1.20 Planning

Sure, I’m fine with adding plugins as well as long as they plan to release with the same timeline, go ahead.

2 Likes

Thanks @tbrisker! I have added a section for Katello and included in it a few of the things that I know the team is actively working on for inclusion in to the release.

If anyone would like to add items to the Katello 3.9 list or if you’d like to add another plugin that is following the same schedule, please do so.

2 Likes

Considering about 1 month has passed and we have just 2 more until branching, would people be interested in having an open call next week to discuss the roadmap - go over the issues, see their status and what can be done to get them merged in time or if we prefer to push them out to the next release?

  • Yes
  • No

0 voters

Oops, looks like I dropped the ball on the 1.20 planning meeting discussed above. considering the demand, I’ll try to schedule one for 1.21 perhaps a bit earlier in the cycle.

Regarding the 1.20 process:
We are going forward with branching next week, with RC1 planned within a few days after branching.
Some issues we were having with nightlies packaging have been fixed (thanks @ekohl!) and we are continuing to investigate others.
Last night RPM nightlies have been built successfully for both foreman and katello, so testing on them can continue in the hope of finding bugs even prior to RC1.
Debian nightlies are still having some issues passing tests and therefor are not being published, if anyone can take a look into it that would be appreciated.

1 Like

FYI I did installed foreman + katello + couple of plugins today in production (and FIPS enabled) and the installer went just fine (at the time of testing, I needed a scratch rpm with latest remote execution builds, but by the time I’m writing this, it has been already merged, and next nightlies should b ready

foreman-installer --scenario katello \
         --enable-foreman-plugin-ansible \
         --enable-foreman-plugin-discovery \
         --enable-foreman-plugin-bootdisk \
         --enable-foreman-plugin-hooks \
         --enable-foreman-plugin-openscap \
         --enable-foreman-plugin-templates \
         --enable-foreman-plugin-remote-execution \
         --enable-foreman-proxy-plugin-remote-execution-ssh \
         --enable-foreman-proxy-plugin-discovery \
         --enable-foreman-proxy-plugin-ansible \
         --enable-foreman-proxy-plugin-openscap \
         --enable-foreman-cli-discovery \
         --enable-foreman-cli-openscap \
         --enable-foreman-cli-remote-execution \
         --enable-foreman-cli-tasks \
         --enable-foreman-cli-templates

Looks like we’re in a good shape for branching next week: let’s not break anything :slight_smile:

2 Likes

Quick update: due to some issues with nightlies that were found today, branching will be delayed. Hopefully all issues are now resolved and the branching process can continue tomorrow. If you want to closely follow the branching progress, please head over to Foreman 1.20 branching process

Foreman core nightlies are green now. Katello nightlies are failing due to 3.7.1 package signing issues but that is being resolved.

2 Likes

Foreman core projects have all been branched for 1.20 and RC1 process is underway. Feel free to resume normal operations when merging into development branches.

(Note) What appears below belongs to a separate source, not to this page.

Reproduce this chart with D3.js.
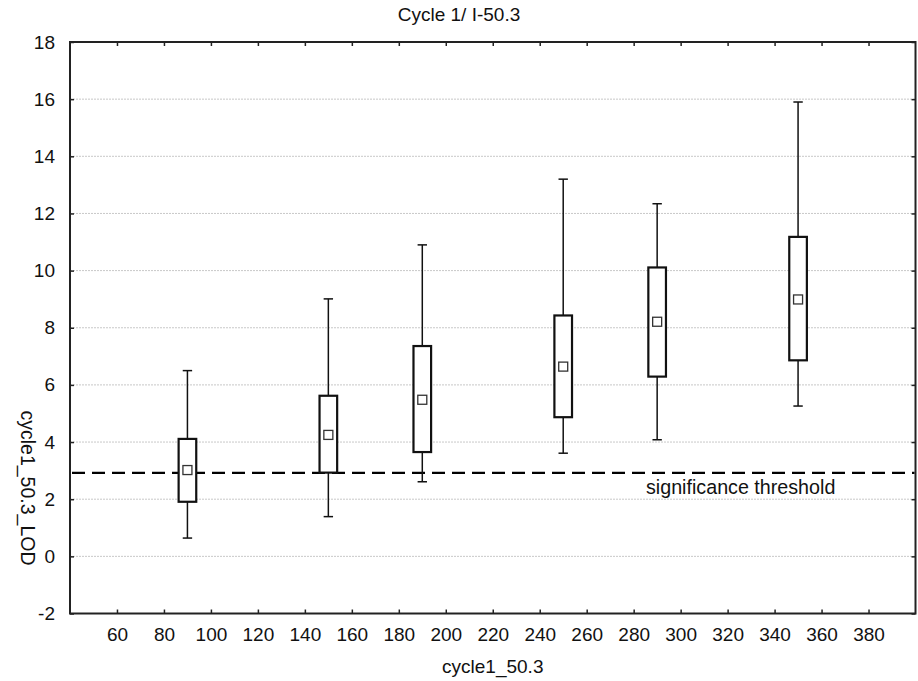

If you run into any PRs that you think should be pulled into 1.20 prior to the GA release please bring them to my attention.
To help you understand what qualifies for being pulled in, let me share the general criteria I use for consideration:

  1. Bug fixes only. New features will have to wait 3 months for the next release, even if they are small and low risk.
  2. Risk of something breaking unexpectedly as a result. The lower the risk, the better the chances. Examples of some things that raise the risk: DB migrations, packaging changes, large refactoring.
  3. Impact on users. Issues blocking many users’ workflows, such as provisioning breaking, will be pulled in faster than issues that can be easily worked around.
  4. Timelines. If the request comes too late to pull into an RC, or requires creating another RC to verify and puts the timeline for GA at risk, the impact will have to be proportionally significant to justify the delay.